En estos relatos la palabra felicidad se deja ver en un jardín desolado, arrinconada, pero, al mismo tiempo estos intentan sobrellevar la miseria de la vida con dignidad, con amor, sobre todo con calma; la calma del pulso de este autor, como si estuviese sentado en el techo escribiendo a espaldas de todos, sin gritos ni escándalos, ni rabia, solamente con calma, la que se supone nos da la distancia reflexiva sobre los hechos, solo eso pareciera pedir a este mundo.

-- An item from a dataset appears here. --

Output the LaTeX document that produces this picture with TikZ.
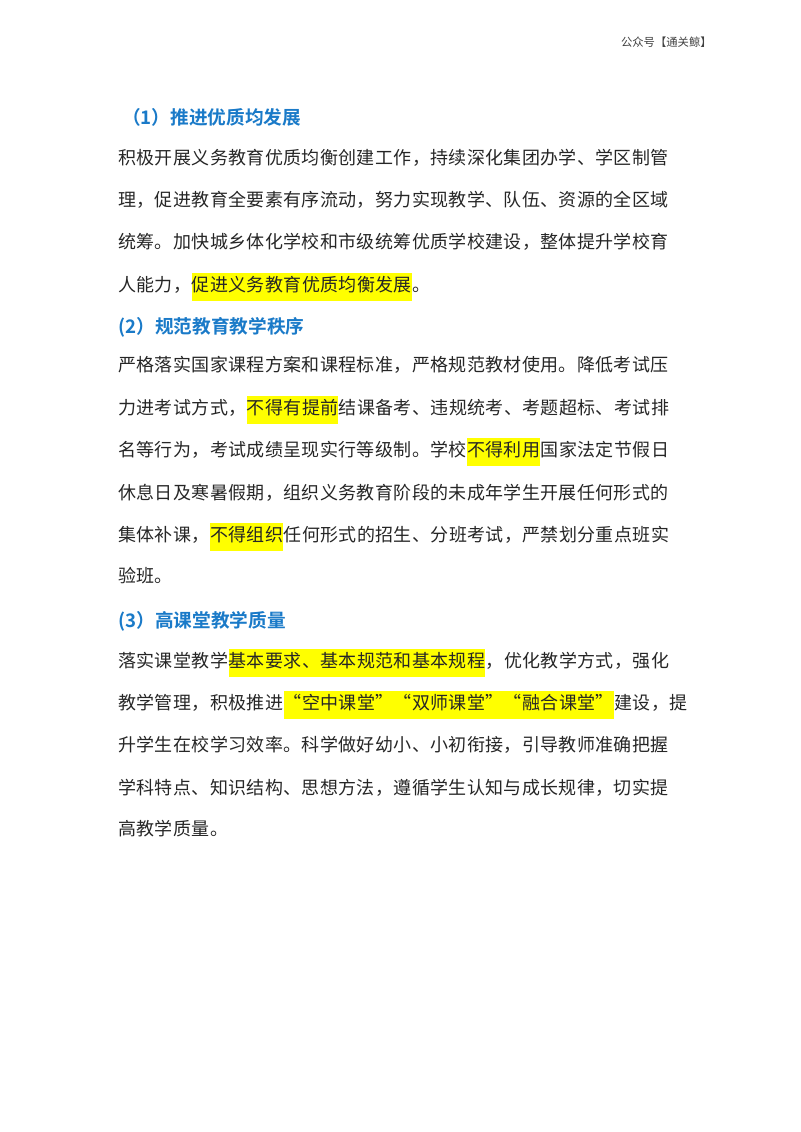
\documentclass[tikz,border=0pt]{standalone}
\usepackage{fontspec}
\newfontfamily\cjk[LetterSpace=2]{Noto Sans CJK SC}
\newfontfamily\cjkh{Noto Sans CJK SC}[BoldFont={Noto Sans CJK SC Bold}]
\definecolor{hblue}{RGB}{26,122,200}
\definecolor{hlyel}{RGB}{255,255,0}
\begin{document}
\begin{tikzpicture}[x=0.75pt,y=-0.75pt,
  tx/.style={inner sep=0pt,anchor=west,font=\cjk\fontsize{13.5pt}{16pt}\selectfont,text height=0.85em,text depth=0.15em,text=black!85},
  hl/.style={fill=hlyel,inner ysep=5.5pt},
  hd/.style={inner sep=0pt,anchor=west,font=\cjkh\bfseries\fontsize{14pt}{16pt}\selectfont,text=hblue},
  wm/.style={inner sep=0pt,anchor=east,font=\cjkh\fontsize{8.5pt}{10pt}\selectfont,text=black!75}]
\useasboundingbox (0,0) rectangle (800,1132);
\node[wm] (wm) at (712,42) {公众号【通关鲸】};
\node[hd] (h1) at (122,117) {（1）推进优质均发展};
\node[tx] (a1) at (118,160) {积极开展义务教育优质均衡创建工作，持续深化集团办学、学区制管};
\node[tx] (a2) at (118,202) {理，促进教育全要素有序流动，努力实现教学、队伍、资源的全区域};
\node[tx] (a3) at (118,244) {统筹。加快城乡体化学校和市级统筹优质学校建设，整体提升学校育};
\node[tx] (a4a) at (118,287) {人能力，};
\node[tx,hl] (a4b) at (a4a.east) {促进义务教育优质均衡发展};
\node[tx] (a4c) at (a4b.east) {。};
\node[hd] (h2) at (118,327) {(2）规范教育教学秩序};
\node[tx] (b1) at (118,367) {严格落实国家课程方案和课程标准，严格规范教材使用。降低考试压};
\node[tx] (b2a) at (118,410) {力进考试方式，};
\node[tx,hl] (b2b) at (b2a.east) {不得有提前};
\node[tx] (b2c) at (b2b.east) {结课备考、违规统考、考题超标、考试排};
\node[tx] (b3a) at (118,452) {名等行为，考试成绩呈现实行等级制。学校};
\node[tx,hl] (b3b) at (b3a.east) {不得利用};
\node[tx] (b3c) at (b3b.east) {国家法定节假日};
\node[tx] (b4) at (118,495) {休息日及寒暑假期，组织义务教育阶段的未成年学生开展任何形式的};
\node[tx] (b5a) at (118,537) {集体补课，};
\node[tx,hl] (b5b) at (b5a.east) {不得组织};
\node[tx] (b5c) at (b5b.east) {任何形式的招生、分班考试，严禁划分重点班实};
\node[tx] (b6) at (118,578) {验班。};
\node[hd] (h3) at (118,621) {(3）高课堂教学质量};
\node[tx] (c1a) at (118,663) {落实课堂教学};
\node[tx,hl] (c1b) at (c1a.east) {基本要求、基本规范和基本规程};
\node[tx] (c1c) at (c1b.east) {，优化教学方式，强化};
\node[tx] (c2a) at (118,705) {教学管理，积极推进};
\node[tx,hl] (c2b) at (c2a.east) {“空中课堂”“双师课堂”“融合课堂”};
\node[tx] (c2c) at (c2b.east) {建设，提};
\node[tx] (c3) at (118,747) {升学生在校学习效率。科学做好幼小、小初衔接，引导教师准确把握};
\node[tx] (c4) at (118,790) {学科特点、知识结构、思想方法，遵循学生认知与成长规律，切实提};
\node[tx] (c5) at (118,831) {高教学质量。};
\end{tikzpicture}
\end{document}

Al terminar de leer este libro no puedo dejar de recordar a todos esos soñadores de mi juventud: a Arturo Rojas, que vivía de vender sus libros de poemas en los bares, encontrado en su habitación muerto de hambre a tres cuadras del Consejo de la Cultura; a la poeta Ximena Rivera rogándole a uno de sus  editores que le regalara libros para vender y poder comer;  al poeta Pablo Araya de rodillas pidiendo que no lo echen a la calle por no tener cómo pagar el arriendo; al hermoso dibujante Pato González comiendo puré sintético con la mano, por no tener cuchara en su casa; y a tantos otros más que terminaron sus días encerrados en cuartos de pensión, algunos solamente acompañados por la droga de su preferencia, estancados, perdidos, olvidados; la generación que no tuvo arte ni parte en Valparaíso,  confundida con consignas añejas y sospechosamente brillantes, articuladas en sesiones de partidos de ambos bandos (los que han gobernado este país con impunidad, hasta que la gente salió a las calles con la determinación de derrocarlos). La generación de los que entonces ahí se quedaron, tras una ventana, esperando a la noche como un camino que se abre para sus pasos, la de aquellos que entendieron de qué trata lo terrible del asunto, el asunto del artista.

Los personajes de Diego Rojas son perdedores, para la gran mayoría, pero sabemos que las mayorías siempre se han equivocado, es por esto que en este libro son salvados, tal como aquellos, que al menos con su obra siempre serán rescatados de algo que nunca sabremos bien que cosa fue, pero que al menos carga con un nombre: olvido.